Paper short abstract
Against platform-driven devaluation of music, the platform ASLICE prompted performing DJs to share income with musicians. This paper analyses the initiative as a social technology that sought to anticipate a fairer music economy and relational egalitarianism.
Paper long abstract
The contemporary music economy has increasingly become organised through streaming corporations and platform logics that have rendered the value of music itself negligible —especially in underground segments and marginal scenes. ASLICE, a digital platform initiative that had been active for two years before closing down in late 2024, sought to intervene in this trajectory by redistributing value in the electronic music ecosystem. It prompted DJs to allocate a share of their income to producers whose tracks they perform.
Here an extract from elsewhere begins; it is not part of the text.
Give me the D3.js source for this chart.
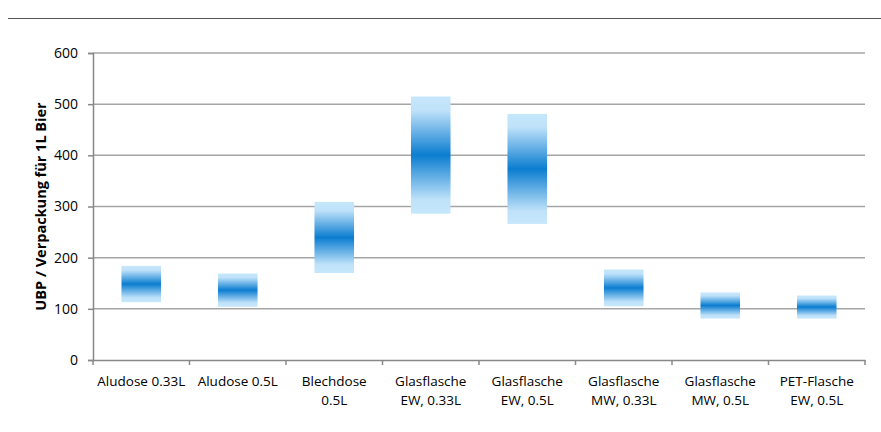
<!DOCTYPE html>
<html><head><meta charset="utf-8">
<script src="https://cdn.jsdelivr.net/npm/d3@7"></script>
<style>body{margin:0;background:#fff}svg{display:block}text{font-family:"Open Sans","Liberation Sans",sans-serif;fill:#000}</style>
</head><body><svg id="c" width="881" height="432"></svg>
<script>
const categories = [["Aludose 0.33L"],["Aludose 0.5L"],["Blechdose","0.5L"],["Glasflasche","EW, 0.33L"],["Glasflasche","EW, 0.5L"],["Glasflasche","MW, 0.33L"],["Glasflasche","MW, 0.5L"],["PET-Flasche","EW, 0.5L"]];
const lowValues  = [113, 104, 170, 286, 266, 105, 81, 81];
const highValues = [184, 169, 309, 515, 481, 177, 132, 126];
const yTicks = [0,100,200,300,400,500,600];
const yTitle = "UBP / Verpackung für 1L Bier";

const svg = d3.select("#c");
const m = {l:93, r:865, t:53, b:360};
const x = d3.scaleBand().domain(d3.range(categories.length)).range([m.l, m.r]).paddingInner(0).paddingOuter(0);
const y = d3.scaleLinear().domain([0,600]).range([m.b, m.t]);

// top rule
svg.append("line").attr("x1",8).attr("x2",881).attr("y1",18.5).attr("y2",18.5).attr("stroke","#555").attr("stroke-width",1);

// gradient
const defs = svg.append("defs");
const g = defs.append("linearGradient").attr("id","gr").attr("x1",0).attr("x2",0).attr("y1",0).attr("y2",1);
[[0,"#c6e7fb"],[0.12,"#bfe2fa"],[0.5,"#0b7dd0"],[0.88,"#bfe2fa"],[1,"#c6e7fb"]].forEach(([o,c])=>g.append("stop").attr("offset",o).attr("stop-color",c));

// gridlines
svg.append("g").selectAll("line").data(yTicks.filter(d=>d>0)).join("line")
  .attr("x1",m.l).attr("x2",m.r).attr("y1",d=>y(d)).attr("y2",d=>y(d))
  .attr("stroke","#a6a6a6").attr("stroke-width",1.5);

// y axis
const ya = svg.append("g").attr("transform",`translate(${m.l},0)`).call(d3.axisLeft(y).tickValues(yTicks).tickSize(5).tickPadding(10));
ya.select(".domain").attr("stroke","#888").attr("stroke-width",1.5);
ya.selectAll(".tick line").attr("stroke","#888").attr("stroke-width",1.5);
ya.selectAll("text").attr("font-size",14).attr("fill","#000");

// x axis
const xa = svg.append("g").attr("transform",`translate(0,${m.b})`).call(d3.axisBottom(x).tickSize(0).tickFormat(""));
xa.select(".domain").attr("stroke","#888").attr("stroke-width",1.5);
xa.selectAll(".tick").remove();
xa.selectAll("line.sep").data(d3.range(categories.length+1)).join("line").attr("class","sep")
  .attr("x1",i=>m.l+i*x.step()).attr("x2",i=>m.l+i*x.step()).attr("y1",0).attr("y2",5)
  .attr("stroke","#888").attr("stroke-width",1.5);

// labels
const lab = svg.append("g").selectAll("text").data(categories).join("text")
  .attr("text-anchor","middle").attr("font-size",13.5)
  .attr("transform",(d,i)=>`translate(${x(i)+x.bandwidth()/2},386)`);
lab.selectAll("tspan").data(d=>d).join("tspan").attr("x",0).attr("dy",(d,j)=>j?19:0).text(d=>d);

// bars
const bw = x.bandwidth()*0.41;
svg.append("g").selectAll("rect").data(categories).join("rect")
  .attr("x",(d,i)=>x(i)+x.bandwidth()/2-bw/2).attr("width",bw)
  .attr("y",(d,i)=>y(highValues[i])).attr("height",(d,i)=>y(lowValues[i])-y(highValues[i]))
  .attr("fill","url(#gr)");

// y title
svg.append("text").attr("transform",`translate(46,${(m.t+m.b)/2}) rotate(-90)`).attr("text-anchor","middle")
  .attr("font-size",14.5).attr("font-weight","bold").text(yTitle);
</script></body></html>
As a grassroots proposition put forward by a vanguard visionary (Hilgartner 2015) together with a discourse coalition (Hajer 1993) in the underground music scene, and implemented through minimal technical means, the initiative looked to reorganise compensation relationally, anticipating solving inequity through newly facilitated and multiplying direct linkages between performing and producing music artists. As such, my paper examines ASLICE as a social technology which attempted to prototype an alternative, more egalitarian economic order within platformised music culture. I show that the initiative employed a technological frame while simultaneously invoking a community ethos, ascribing the roles different groups of users (Akrich 1992) ought to exercise in realising this anticipated future. At the same time, the platform’s closure illustrates the weight carried by non-users (Oudshoorn and Pinch 2003) in particular and the limits of attempts to reconfigure platform economies through community-driven infrastructures generally. The empirical material consists of multiple semi-structured expert interviews and fieldwork undertaken at an industry-specific conference.